EXERCISE GOAL: Extract, in full, the lines below, beginning at the first and ending with the line that contains "const yTicks = [0, 2, 4, 6, 8, 10];". Pictures do not belong in the copy.

>>>

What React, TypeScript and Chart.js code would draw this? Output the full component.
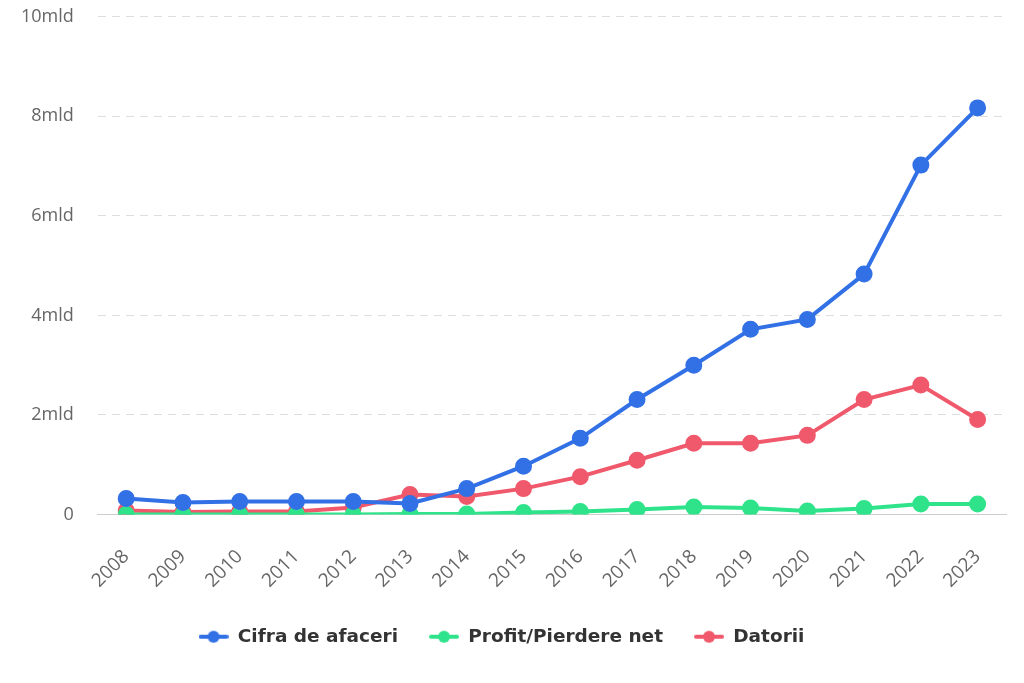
import React, { useEffect, useRef } from "react";
import { Chart, registerables } from "chart.js";

Chart.register(...registerables);

const years = ["2008","2009","2010","2011","2012","2013","2014","2015","2016","2017","2018","2019","2020","2021","2022","2023"];
const cifraDeAfaceri = [0.32,0.24,0.26,0.26,0.26,0.22,0.52,0.97,1.53,2.31,3.0,3.72,3.92,4.83,7.02,8.17];
const profitPierdere = [0.0,0.0,0.0,0.0,0.0,0.01,0.01,0.04,0.06,0.1,0.15,0.13,0.07,0.12,0.21,0.21];
const datorii = [0.08,0.05,0.06,0.06,0.14,0.4,0.36,0.52,0.76,1.09,1.43,1.43,1.59,2.31,2.6,1.91];
const yTicks = [0, 2, 4, 6, 8, 10];

const BLUE = "#3270e6";
const GREEN = "#2fe38b";
const RED = "#f0586b";

function legendIcon(color: string): HTMLCanvasElement {
  const w = 30, h = 14;
  const c = document.createElement("canvas");
  c.width = w;
  c.height = h;
  const ctx = c.getContext("2d")!;
  ctx.strokeStyle = color;
  ctx.lineWidth = 4;
  ctx.lineCap = "round";
  ctx.beginPath();
  ctx.moveTo(2, h / 2);
  ctx.lineTo(w - 2, h / 2);
  ctx.stroke();
  ctx.fillStyle = color;
  ctx.beginPath();
  ctx.arc(w / 2, h / 2, 6, 0, Math.PI * 2);
  ctx.fill();
  return c;
}

export default function App() {
  const ref = useRef<HTMLCanvasElement>(null);
  useEffect(() => {
    document.body.style.margin = "0";
    const series = [
      { label: "Cifra de afaceri", data: cifraDeAfaceri, color: BLUE },
      { label: "Profit/Pierdere net", data: profitPierdere, color: GREEN },
      { label: "Datorii", data: datorii, color: RED },
    ];
    const chart = new Chart(ref.current!, {
      type: "line",
      data: {
        labels: years,
        datasets: series.map((s) => ({
          label: s.label,
          data: s.data,
          borderColor: s.color,
          backgroundColor: s.color,
          pointBackgroundColor: s.color,
          pointBorderColor: s.color,
          borderWidth: 4,
          pointRadius: 6.5,
          pointHoverRadius: 6.5,
          tension: 0,
          fill: false,
        })),
      },
      options: {
        animation: false,
        responsive: true,
        maintainAspectRatio: false,
        layout: { padding: { top: 0, right: 18, left: 0, bottom: 27 } },
        plugins: {
          tooltip: { enabled: false },
          legend: {
            position: "bottom",
            labels: {
              usePointStyle: true,
              pointStyleWidth: 30,
              boxHeight: 14,
              padding: 31,
              color: "#333333",
              font: { family: "'DejaVu Sans', sans-serif", size: 18.5, weight: "bold" },
              generateLabels: (ch: any) =>
                ch.data.datasets.map((d: any, i: number) => ({
                  text: d.label,
                  fillStyle: d.borderColor,
                  strokeStyle: d.borderColor,
                  lineWidth: 0,
                  hidden: false,
                  datasetIndex: i,
                  pointStyle: legendIcon(d.borderColor),
                  fontColor: "#333333",
                })),
            },
          },
        },
        scales: {
          x: {
            offset: true,
            grid: { display: false },
            border: { display: true, color: "#cccccc" },
            afterFit: (scale: any) => {
              scale.height = 82;
            },
            ticks: {
              color: "#666666",
              font: { family: "'Open Sans', sans-serif", size: 19 },
              minRotation: 45,
              maxRotation: 45,
              padding: 23,
            },
          },
          y: {
            min: 0,
            max: 10,
            afterBuildTicks: (axis: any) => {
              axis.ticks = yTicks.map((v) => ({ value: v }));
            },
            grid: {
              color: (ctx: any) => (ctx.tick && ctx.tick.value === 0 ? "rgba(0,0,0,0)" : "#dedede"),
              lineWidth: 1,
              drawTicks: false,
            },
            border: { display: true, color: "rgba(0,0,0,0)", dash: [8, 6] },
            ticks: {
              color: "#666666",
              padding: 24,
              font: { family: "'Open Sans', sans-serif", size: 18 },
              callback: (v: any) => (v === 0 ? "0" : v + "mld"),
            },
          },
        },
      },
    });
    return () => chart.destroy();
  }, []);
  return (
    <div style={{ position: "fixed", left: 0, top: 0, width: 1024, height: 683, overflow: "hidden", background: "#ffffff" }}>
      <div style={{ position: "absolute", left: -3, top: -18, width: 1027, height: 701 }}>
        <canvas ref={ref} />
      </div>
    </div>
  );
}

<<<

RESULT:
What React, TypeScript and Chart.js code would draw this? Output the full component.
import React, { useEffect, useRef } from "react";
import { Chart, registerables } from "chart.js";

Chart.register(...registerables);

const years = ["2008","2009","2010","2011","2012","2013","2014","2015","2016","2017","2018","2019","2020","2021","2022","2023"];
const cifraDeAfaceri = [0.32,0.24,0.26,0.26,0.26,0.22,0.52,0.97,1.53,2.31,3.0,3.72,3.92,4.83,7.02,8.17];
const profitPierdere = [0.0,0.0,0.0,0.0,0.0,0.01,0.01,0.04,0.06,0.1,0.15,0.13,0.07,0.12,0.21,0.21];
const datorii = [0.08,0.05,0.06,0.06,0.14,0.4,0.36,0.52,0.76,1.09,1.43,1.43,1.59,2.31,2.6,1.91];
const yTicks = [0, 2, 4, 6, 8, 10];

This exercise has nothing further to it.